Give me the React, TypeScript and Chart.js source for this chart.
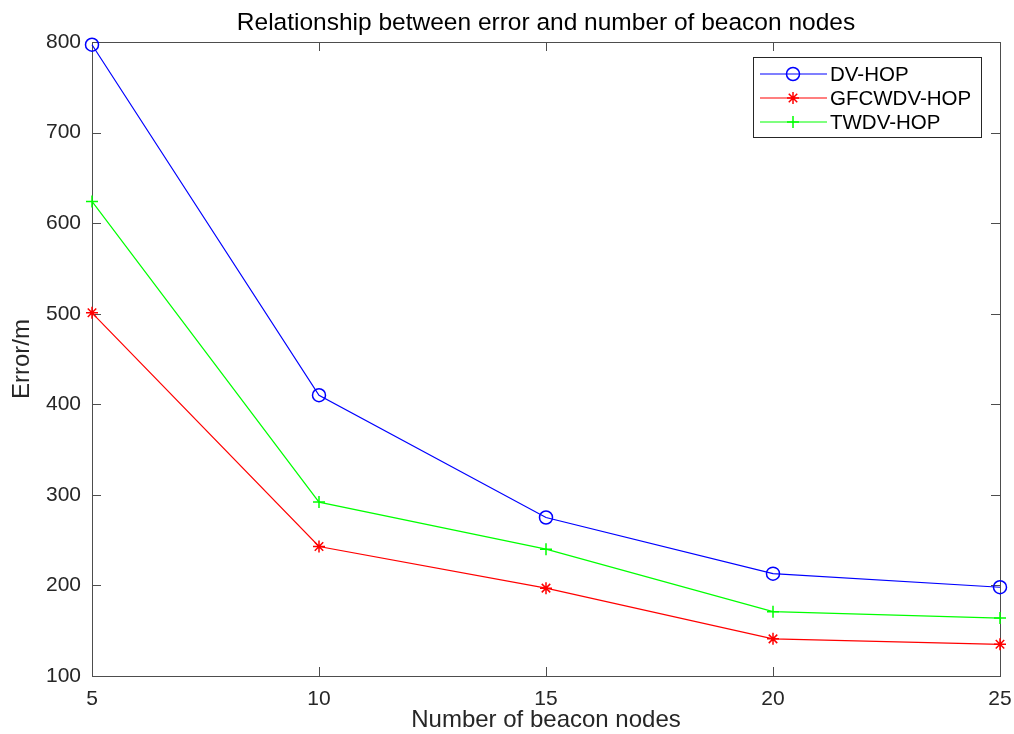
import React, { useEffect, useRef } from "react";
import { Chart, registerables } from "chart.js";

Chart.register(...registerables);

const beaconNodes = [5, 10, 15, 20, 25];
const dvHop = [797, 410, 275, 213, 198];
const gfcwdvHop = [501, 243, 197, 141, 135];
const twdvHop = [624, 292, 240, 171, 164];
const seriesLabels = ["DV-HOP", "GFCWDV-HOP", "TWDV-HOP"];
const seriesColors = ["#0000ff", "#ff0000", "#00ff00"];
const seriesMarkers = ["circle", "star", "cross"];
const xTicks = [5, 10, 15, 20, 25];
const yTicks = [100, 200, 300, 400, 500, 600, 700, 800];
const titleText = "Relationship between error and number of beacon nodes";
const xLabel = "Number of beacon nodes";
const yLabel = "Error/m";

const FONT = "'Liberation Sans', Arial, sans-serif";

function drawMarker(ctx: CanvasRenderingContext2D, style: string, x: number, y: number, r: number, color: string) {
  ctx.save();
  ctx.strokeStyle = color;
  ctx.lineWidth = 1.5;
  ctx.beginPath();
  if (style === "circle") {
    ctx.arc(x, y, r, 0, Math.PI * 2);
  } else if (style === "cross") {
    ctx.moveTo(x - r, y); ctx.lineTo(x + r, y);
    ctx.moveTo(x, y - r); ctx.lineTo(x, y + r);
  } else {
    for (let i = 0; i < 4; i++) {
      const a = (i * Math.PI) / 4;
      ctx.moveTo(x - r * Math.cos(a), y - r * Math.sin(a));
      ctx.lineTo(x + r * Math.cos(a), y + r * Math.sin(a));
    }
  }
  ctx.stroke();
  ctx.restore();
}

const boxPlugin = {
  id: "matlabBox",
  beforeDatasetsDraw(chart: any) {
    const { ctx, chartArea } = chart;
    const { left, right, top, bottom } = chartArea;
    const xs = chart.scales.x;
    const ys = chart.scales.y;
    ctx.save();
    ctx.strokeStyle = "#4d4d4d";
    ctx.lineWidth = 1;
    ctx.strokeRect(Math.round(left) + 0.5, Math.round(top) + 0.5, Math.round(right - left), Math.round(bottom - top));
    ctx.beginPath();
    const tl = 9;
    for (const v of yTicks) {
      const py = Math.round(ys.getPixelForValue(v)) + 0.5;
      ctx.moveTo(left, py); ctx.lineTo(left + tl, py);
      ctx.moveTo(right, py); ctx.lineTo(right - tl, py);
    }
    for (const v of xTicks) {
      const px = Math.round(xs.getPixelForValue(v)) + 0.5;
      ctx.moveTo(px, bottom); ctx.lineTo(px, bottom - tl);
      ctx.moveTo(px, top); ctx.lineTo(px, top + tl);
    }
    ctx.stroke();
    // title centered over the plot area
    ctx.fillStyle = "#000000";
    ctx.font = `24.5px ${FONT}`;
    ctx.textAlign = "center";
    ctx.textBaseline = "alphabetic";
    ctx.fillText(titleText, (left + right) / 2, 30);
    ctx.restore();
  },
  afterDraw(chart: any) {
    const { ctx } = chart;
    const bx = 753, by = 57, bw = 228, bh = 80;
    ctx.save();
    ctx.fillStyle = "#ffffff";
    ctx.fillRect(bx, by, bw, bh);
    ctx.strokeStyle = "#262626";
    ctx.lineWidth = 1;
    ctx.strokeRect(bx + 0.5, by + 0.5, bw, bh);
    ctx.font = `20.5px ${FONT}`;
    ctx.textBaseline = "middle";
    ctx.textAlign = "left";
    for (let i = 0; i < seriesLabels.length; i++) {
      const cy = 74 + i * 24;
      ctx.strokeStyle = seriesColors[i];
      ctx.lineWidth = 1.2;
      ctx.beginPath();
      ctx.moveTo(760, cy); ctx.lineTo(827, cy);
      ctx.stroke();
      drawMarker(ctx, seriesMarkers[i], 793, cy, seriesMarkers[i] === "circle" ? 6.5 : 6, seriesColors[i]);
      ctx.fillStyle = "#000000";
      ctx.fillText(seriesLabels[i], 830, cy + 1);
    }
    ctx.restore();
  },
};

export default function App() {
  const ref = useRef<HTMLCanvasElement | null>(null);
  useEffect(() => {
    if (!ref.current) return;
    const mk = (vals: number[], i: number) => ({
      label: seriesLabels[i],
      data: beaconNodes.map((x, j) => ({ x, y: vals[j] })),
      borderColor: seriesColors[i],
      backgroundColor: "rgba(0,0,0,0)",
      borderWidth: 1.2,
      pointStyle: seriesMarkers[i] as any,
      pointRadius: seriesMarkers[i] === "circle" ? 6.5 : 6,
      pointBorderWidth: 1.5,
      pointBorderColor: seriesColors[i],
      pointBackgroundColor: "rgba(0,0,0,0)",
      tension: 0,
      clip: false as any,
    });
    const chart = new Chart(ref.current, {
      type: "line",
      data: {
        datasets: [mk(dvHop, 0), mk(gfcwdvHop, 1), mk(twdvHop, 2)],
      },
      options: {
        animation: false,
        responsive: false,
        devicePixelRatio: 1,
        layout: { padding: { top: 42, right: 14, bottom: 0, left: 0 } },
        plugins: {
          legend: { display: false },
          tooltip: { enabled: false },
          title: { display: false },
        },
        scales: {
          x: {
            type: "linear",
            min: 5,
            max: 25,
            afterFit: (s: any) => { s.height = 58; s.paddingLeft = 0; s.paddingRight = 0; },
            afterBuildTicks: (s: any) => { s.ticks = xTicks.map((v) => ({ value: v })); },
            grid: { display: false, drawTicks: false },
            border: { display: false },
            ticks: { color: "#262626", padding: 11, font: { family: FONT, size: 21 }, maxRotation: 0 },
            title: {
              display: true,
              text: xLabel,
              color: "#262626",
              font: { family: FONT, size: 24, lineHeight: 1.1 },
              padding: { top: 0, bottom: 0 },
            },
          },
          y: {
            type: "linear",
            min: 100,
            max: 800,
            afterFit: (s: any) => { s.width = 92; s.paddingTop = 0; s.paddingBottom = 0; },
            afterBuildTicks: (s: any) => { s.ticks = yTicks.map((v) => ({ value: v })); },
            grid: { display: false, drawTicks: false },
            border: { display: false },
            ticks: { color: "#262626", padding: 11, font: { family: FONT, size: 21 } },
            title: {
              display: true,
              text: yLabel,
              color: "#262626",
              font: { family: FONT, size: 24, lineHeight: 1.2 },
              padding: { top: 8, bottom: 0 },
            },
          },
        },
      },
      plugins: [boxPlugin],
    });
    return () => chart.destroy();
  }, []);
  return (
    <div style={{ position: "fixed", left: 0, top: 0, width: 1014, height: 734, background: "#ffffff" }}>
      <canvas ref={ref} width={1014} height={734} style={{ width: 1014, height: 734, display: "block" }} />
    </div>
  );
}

+ + +

STATED TASK:
Search the data above for the string "React" and copy each line that has it.

OUTPUT FOR THIS EXERCISE:
Give me the React, TypeScript and Chart.js source for this chart.
import React, { useEffect, useRef } from "react";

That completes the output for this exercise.